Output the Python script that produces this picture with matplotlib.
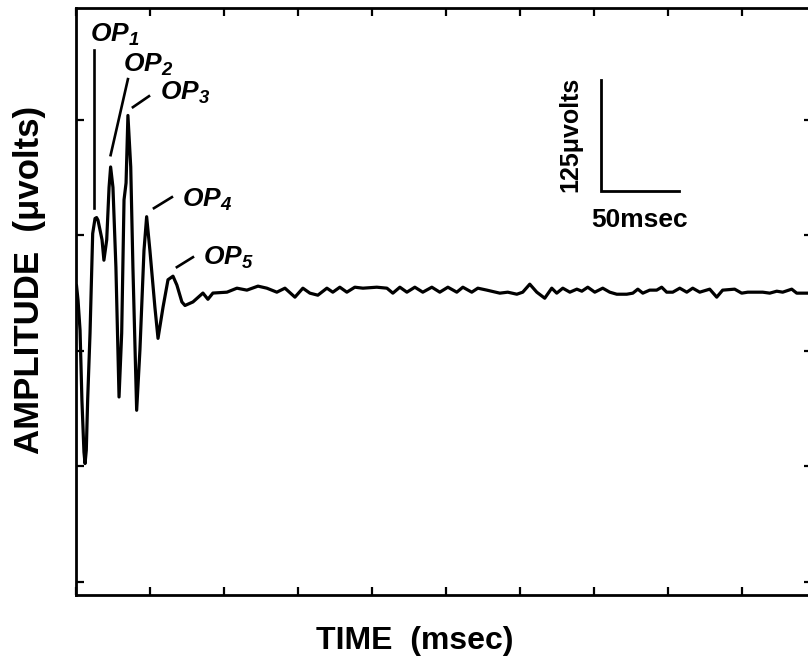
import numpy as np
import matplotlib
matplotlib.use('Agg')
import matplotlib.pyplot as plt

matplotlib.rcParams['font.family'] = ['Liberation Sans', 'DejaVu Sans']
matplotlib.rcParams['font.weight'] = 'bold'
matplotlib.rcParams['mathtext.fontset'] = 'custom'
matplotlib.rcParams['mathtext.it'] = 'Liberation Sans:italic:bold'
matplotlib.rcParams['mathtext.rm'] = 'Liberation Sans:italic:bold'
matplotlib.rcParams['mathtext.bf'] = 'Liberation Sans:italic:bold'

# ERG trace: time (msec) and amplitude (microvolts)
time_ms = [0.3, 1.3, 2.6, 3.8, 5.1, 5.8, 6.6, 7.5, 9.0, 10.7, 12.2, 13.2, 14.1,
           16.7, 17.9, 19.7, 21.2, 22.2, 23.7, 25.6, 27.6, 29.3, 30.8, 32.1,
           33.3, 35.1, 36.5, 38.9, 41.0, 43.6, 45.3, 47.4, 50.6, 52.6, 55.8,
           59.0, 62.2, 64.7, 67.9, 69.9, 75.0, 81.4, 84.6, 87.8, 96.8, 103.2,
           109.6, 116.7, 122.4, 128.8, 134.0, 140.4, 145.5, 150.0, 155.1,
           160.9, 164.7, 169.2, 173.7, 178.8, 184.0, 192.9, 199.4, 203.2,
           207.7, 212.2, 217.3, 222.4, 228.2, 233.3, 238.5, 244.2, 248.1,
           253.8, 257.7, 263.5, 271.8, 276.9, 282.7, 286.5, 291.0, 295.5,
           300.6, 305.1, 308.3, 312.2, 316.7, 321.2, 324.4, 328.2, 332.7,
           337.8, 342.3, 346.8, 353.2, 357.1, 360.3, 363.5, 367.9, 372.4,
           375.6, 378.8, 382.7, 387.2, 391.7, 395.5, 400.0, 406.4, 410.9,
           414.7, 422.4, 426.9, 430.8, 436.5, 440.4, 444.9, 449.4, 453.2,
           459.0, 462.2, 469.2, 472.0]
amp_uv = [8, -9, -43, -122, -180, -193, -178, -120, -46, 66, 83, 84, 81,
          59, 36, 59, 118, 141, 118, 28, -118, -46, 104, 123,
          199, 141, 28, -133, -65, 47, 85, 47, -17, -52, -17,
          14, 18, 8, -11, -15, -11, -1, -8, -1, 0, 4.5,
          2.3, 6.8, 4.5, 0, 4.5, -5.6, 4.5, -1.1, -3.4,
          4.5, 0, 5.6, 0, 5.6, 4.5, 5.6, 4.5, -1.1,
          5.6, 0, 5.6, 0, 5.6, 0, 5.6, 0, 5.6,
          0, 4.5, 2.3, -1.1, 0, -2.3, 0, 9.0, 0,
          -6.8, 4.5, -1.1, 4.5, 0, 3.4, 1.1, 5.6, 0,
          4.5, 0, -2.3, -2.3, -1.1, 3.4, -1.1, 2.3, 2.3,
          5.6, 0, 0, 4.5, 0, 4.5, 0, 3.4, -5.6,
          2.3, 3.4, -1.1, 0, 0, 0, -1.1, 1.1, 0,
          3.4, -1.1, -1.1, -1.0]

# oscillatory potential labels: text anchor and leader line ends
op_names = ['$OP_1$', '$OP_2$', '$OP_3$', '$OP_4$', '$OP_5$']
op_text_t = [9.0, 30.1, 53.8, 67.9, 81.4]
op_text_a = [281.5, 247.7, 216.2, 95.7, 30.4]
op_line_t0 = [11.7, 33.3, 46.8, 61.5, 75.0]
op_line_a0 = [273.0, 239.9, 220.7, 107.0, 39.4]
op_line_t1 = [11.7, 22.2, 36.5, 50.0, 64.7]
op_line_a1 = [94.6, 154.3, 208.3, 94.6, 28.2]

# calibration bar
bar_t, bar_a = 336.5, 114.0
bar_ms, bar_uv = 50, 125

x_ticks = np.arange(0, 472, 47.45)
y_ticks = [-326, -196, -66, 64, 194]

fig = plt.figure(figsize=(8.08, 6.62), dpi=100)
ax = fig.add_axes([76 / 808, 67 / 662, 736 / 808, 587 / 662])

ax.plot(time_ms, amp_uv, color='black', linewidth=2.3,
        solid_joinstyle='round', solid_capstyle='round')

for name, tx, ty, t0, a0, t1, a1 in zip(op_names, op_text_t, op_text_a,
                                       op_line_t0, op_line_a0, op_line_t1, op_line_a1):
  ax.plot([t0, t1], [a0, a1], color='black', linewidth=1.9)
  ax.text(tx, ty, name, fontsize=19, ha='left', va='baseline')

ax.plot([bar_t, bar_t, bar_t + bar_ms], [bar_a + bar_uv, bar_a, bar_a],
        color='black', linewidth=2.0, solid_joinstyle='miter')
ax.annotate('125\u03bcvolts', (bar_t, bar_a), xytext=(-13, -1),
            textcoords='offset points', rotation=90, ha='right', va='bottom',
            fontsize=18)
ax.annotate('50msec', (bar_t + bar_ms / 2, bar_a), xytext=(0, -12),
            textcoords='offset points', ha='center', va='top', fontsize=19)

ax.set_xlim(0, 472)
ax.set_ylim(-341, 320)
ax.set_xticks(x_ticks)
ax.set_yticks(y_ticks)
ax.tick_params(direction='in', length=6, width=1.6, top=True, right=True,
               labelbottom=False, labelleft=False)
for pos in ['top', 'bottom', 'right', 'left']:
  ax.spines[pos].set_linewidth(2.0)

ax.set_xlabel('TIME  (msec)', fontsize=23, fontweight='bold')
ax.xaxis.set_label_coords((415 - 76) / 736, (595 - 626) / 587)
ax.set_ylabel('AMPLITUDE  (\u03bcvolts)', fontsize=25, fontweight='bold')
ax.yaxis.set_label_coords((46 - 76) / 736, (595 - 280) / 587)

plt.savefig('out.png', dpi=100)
===============
WHAT TO WORK ON —
Write out exactly the lines between the start of the data and the line with "matplotlib.rcParams['mathtext.bf'] = 'Liberation", including both, but none of the pictures.

SOLUTION FOR THIS EXERCISE —
Output the Python script that produces this picture with matplotlib.
import numpy as np
import matplotlib
matplotlib.use('Agg')
import matplotlib.pyplot as plt

matplotlib.rcParams['font.family'] = ['Liberation Sans', 'DejaVu Sans']
matplotlib.rcParams['font.weight'] = 'bold'
matplotlib.rcParams['mathtext.fontset'] = 'custom'
matplotlib.rcParams['mathtext.it'] = 'Liberation Sans:italic:bold'
matplotlib.rcParams['mathtext.rm'] = 'Liberation Sans:italic:bold'
matplotlib.rcParams['mathtext.bf'] = 'Liberation Sans:italic:bold'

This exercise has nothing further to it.